Von der anderen Seite halten Wolken wie weiße Hände den Bergrücken fest. Jetzt weichen die Berge langsam zurück, die Sicht verbessert sich auf 50 Kilometer, nur rechts von mir sind noch ein paar vereinzelte Schlechtwetter-Spots, die man besser umfliegt. Ich bekomme Funkkontakt mit Ljubljana Information. Schön, wieder jemanden im Funk zu hören. Ich fühlte mich zwischendurch inmitten der Berge und bei diesem Wetter unglaublich allein – doch andererseits war genau das wiederum auf eine Art und Weise wunderschön.


Exportschlager: Das in Portorož gewonnene Salz ist sehr begehrt (Foto: Silvia Buhr)

Die Spannung fällt ab; frohen Mutes über das Geschaffte genieße ich die letzten 30 Minuten bis an die Adria. Im Westen ist es immer noch sehr dunkel, sogar ein paar Blitze sind Richtung Trieste in Italien zu sehen – zum Glück in sicherer Entfernung. Voraus ist alles gut, unter mir Ein-Achtel-Wolken, von der Abendsonne beschienen. Ich melde mich bei Portorož Approach und fliege direkt in die untergehende Sonne hinein. „Next report airfield in sight“, dann „Right base runway 33, clear to land.“ Im Endanflug versinkt die Sonne in der Adria. Herrlich, was für Eindrücke! Es ist fast zu viel, um ruhig zu bleiben, doch ich muss mich auf die Landung konzentrieren. Wie gewohnt holt mich das „Follow-me“-Moped ab, die Begrüßung ist freundlich und herzlich.

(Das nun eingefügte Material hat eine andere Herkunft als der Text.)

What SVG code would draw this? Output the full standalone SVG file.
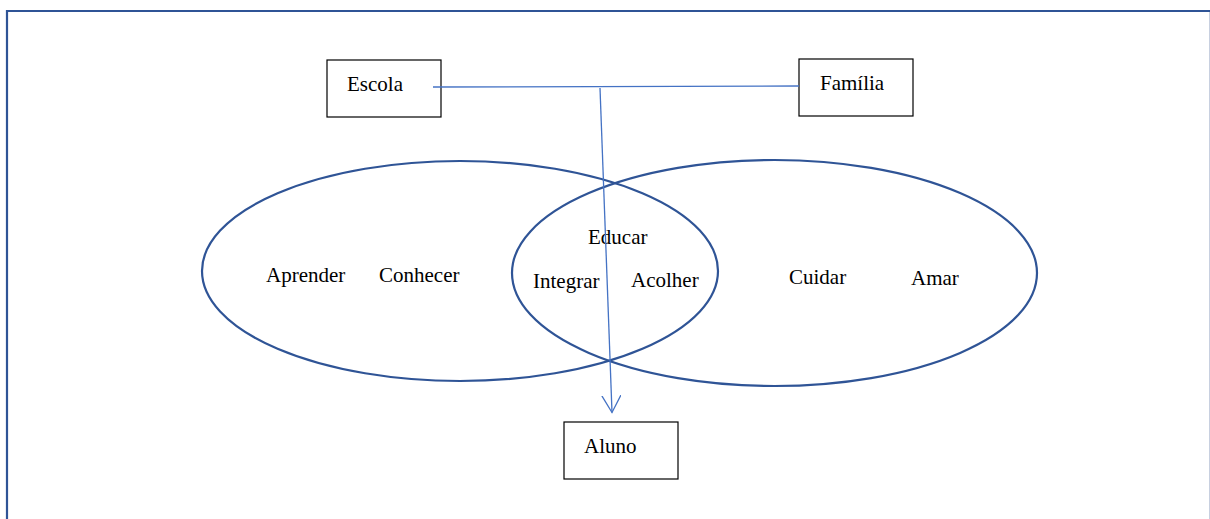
<svg xmlns="http://www.w3.org/2000/svg" width="1210" height="519" viewBox="0 0 1210 519">
<style>
text{font-family:"Liberation Serif","Times New Roman",serif;font-size:21px;fill:#000}
.box{fill:#fff;stroke:#000;stroke-width:1.2}
.ell{fill:none;stroke:#2F5496;stroke-width:2.2}
.con{stroke:#4472C4;stroke-width:1.3;fill:none}
</style>
<defs>
<marker id="arr" markerWidth="20" markerHeight="22" refX="17" refY="9.5" orient="auto" markerUnits="userSpaceOnUse">
<path d="M0,0 L17,9.5 L0,19" fill="none" stroke="#4472C4" stroke-width="1.3"/>
</marker>
</defs>
<rect width="1210" height="519" fill="#fff"/>
<g id="frame">
<path d="M7,519 L7,11 L1210,11" fill="none" stroke="#2F5496" stroke-width="2.2"/>
<line x1="1209.5" y1="12" x2="1209.5" y2="519" stroke="#c8d0e0" stroke-width="1"/>
</g>
<g id="sets">
<ellipse class="ell" cx="460" cy="271" rx="258" ry="110"/>
<ellipse class="ell" cx="774.5" cy="273" rx="262.5" ry="113"/>
<text x="266" y="281.5">Aprender</text>
<text x="379" y="282">Conhecer</text>
<text x="588" y="243.5">Educar</text>
<text x="533" y="287.5">Integrar</text>
<text x="631" y="287">Acolher</text>
<text x="789" y="284">Cuidar</text>
<text x="911" y="285">Amar</text>
</g>
<g id="escola">
<rect class="box" x="327" y="60" width="114" height="57"/>
<text x="347" y="91">Escola</text>
</g>
<g id="familia">
<rect class="box" x="799" y="59" width="114" height="57"/>
<text x="820" y="90">Família</text>
</g>
<g id="aluno">
<rect class="box" x="564" y="422" width="114" height="57"/>
<text x="584" y="453">Aluno</text>
</g>
<g id="connectors">
<line class="con" x1="433" y1="87" x2="799" y2="86"/>
<line class="con" x1="600" y1="88" x2="612" y2="412.5" marker-end="url(#arr)"/>
</g>
</svg>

Ich verzurre die Remos, lade das Gepäck aus und schau noch einmal in den Himmel. Es ist fast wolkenlos, windstill und warm. Eine weitere Gewohnheit ist das heimische Begrüßungsgetränk am Platz, der Slivovic. Ich erzähle von meinem Flug und dem Wetter und bekomme gleich noch einen zweiten. Heute muss ich nicht mehr fliegen und fahren, und hey: Ich hab schließlich auch was geleistet! Für rund 20 Euro bringt mich das Taxi zum Hotel, es liegt zwischen Portorož und Piran unmittelbar am Wasser. Ich fühle mich wohl und freue mich, wieder hier zu sein.Wenig später sitze ich in Piran in einem der vielen guten Lokale direkt an der Adria und genieße den ausgezeichneten, frisch gebratenen Fisch bei hervorragendem Wein. Die Gäste sind fröhlich, es ist immer noch warm, und es riecht nach Meer. Ich denke über meinen Flug nach. Hab ich wirklich alles richtig gemacht? Es hätte auch Gründe dafür gegeben, zuhause, in Bayern oder Österreich zu bleiben. Doch ich habe mich an den entscheidenden Stellen sicher gefühlt; unsicher fühle ich mich eher auf der Berliner Stadtautobahn.